Envious social behaviors are corrosive. With our allies by our side, we are ready to face the foes.

GET: Community leaders are currently debating whether to lead mass protests, which could be used by the administration to justify further “security” interventions, or to adopt a strategy of quietism. What is the psychological cost of “going quiet” to survive, and is there a third way for the community to assert its rights without walking into a political trap?

AIY: There is a Somali proverb that states: “Nin aan hadlin hooyadii qadisay.” meaning “He who does not make a noise, his mother may not notice to feed him.” Quietism, therefore, is equal to defeatism. One shouldn’t lie down to take a bullet. We are not going to lie down. We will make as much noise as we are capable of. And yes, there is a third option: surrender, but that is not Somali. What is Somali are Farah Nur’s words of wisdom:

“Lix halkaad ku jogtaan dagaal laabta ka ogaada / Kun la dirira idinkoo kunton ah waydin kaafiye.” Meaning: “Where only six of you stand, be alert for any imminent assault; though you are fifty, face down a thousand and you will sow defeat.”

GET: For decades, Minnesota was considered the gold standard for refugee resettlement and integration. With the federal government now actively “surging” into places like Cedar-Riverside, is the decades-long social contract between the state and the Somali community permanently broken, or can the “Minnesota model” survive this federal intervention?

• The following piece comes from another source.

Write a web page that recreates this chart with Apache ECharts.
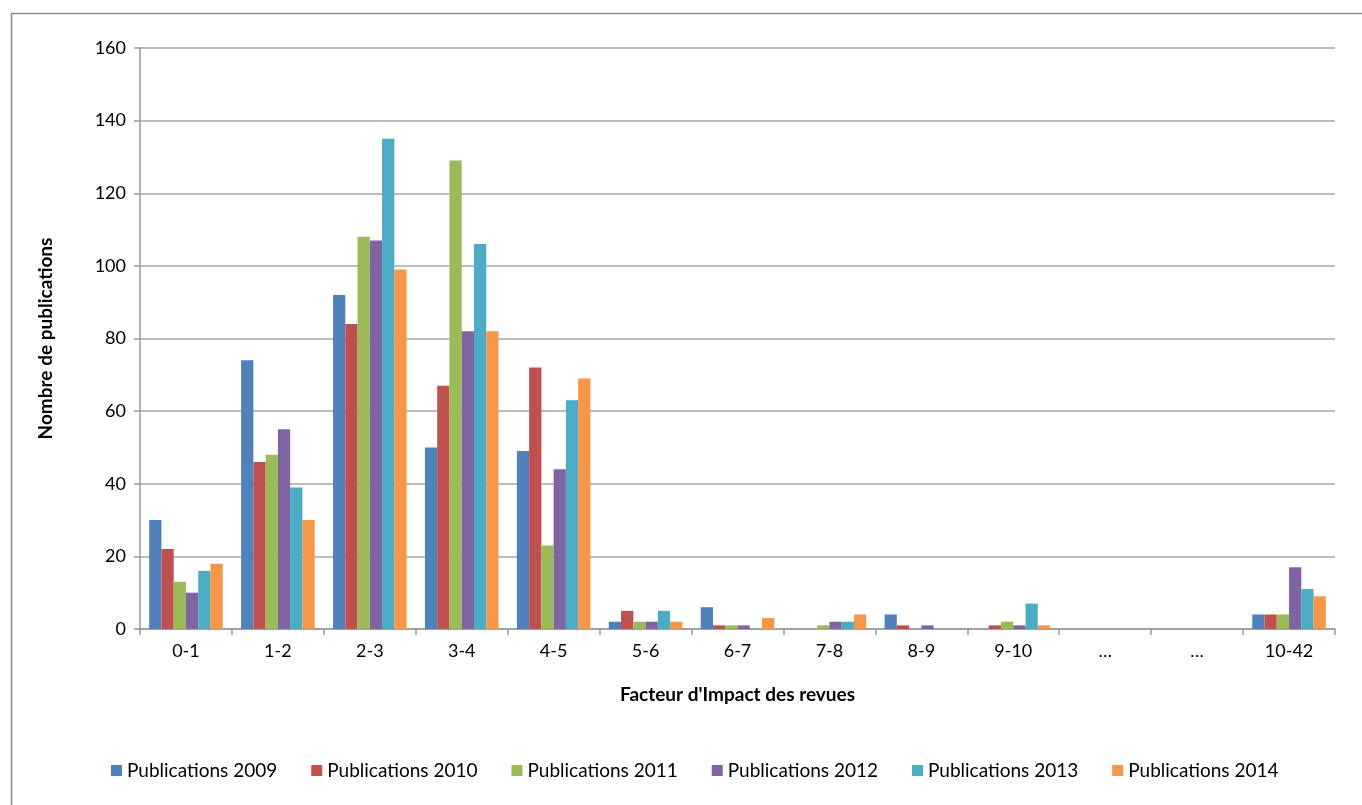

AIY: Somalis are now part of the fabric of Minnesota. Besides, the model and motto of welcoming refugees were born in this state itself. Minnesota opened its doors to Eastern Europeans in 1945, Vietnamese in 1975, the Hmong in the 1980s, and dozens of others; most Somalis arrived in the 1990s.

Furthermore, luminary state politicians who earned civil-rights stature – Walter Mondale and Hubert Humphrey – were the legal muscle behind the annual refugee quotas into the United States. Thus, Somalis will not only survive but thrive. This unfortunate federal political persecution and left-wing media blitz will pass with the current administration.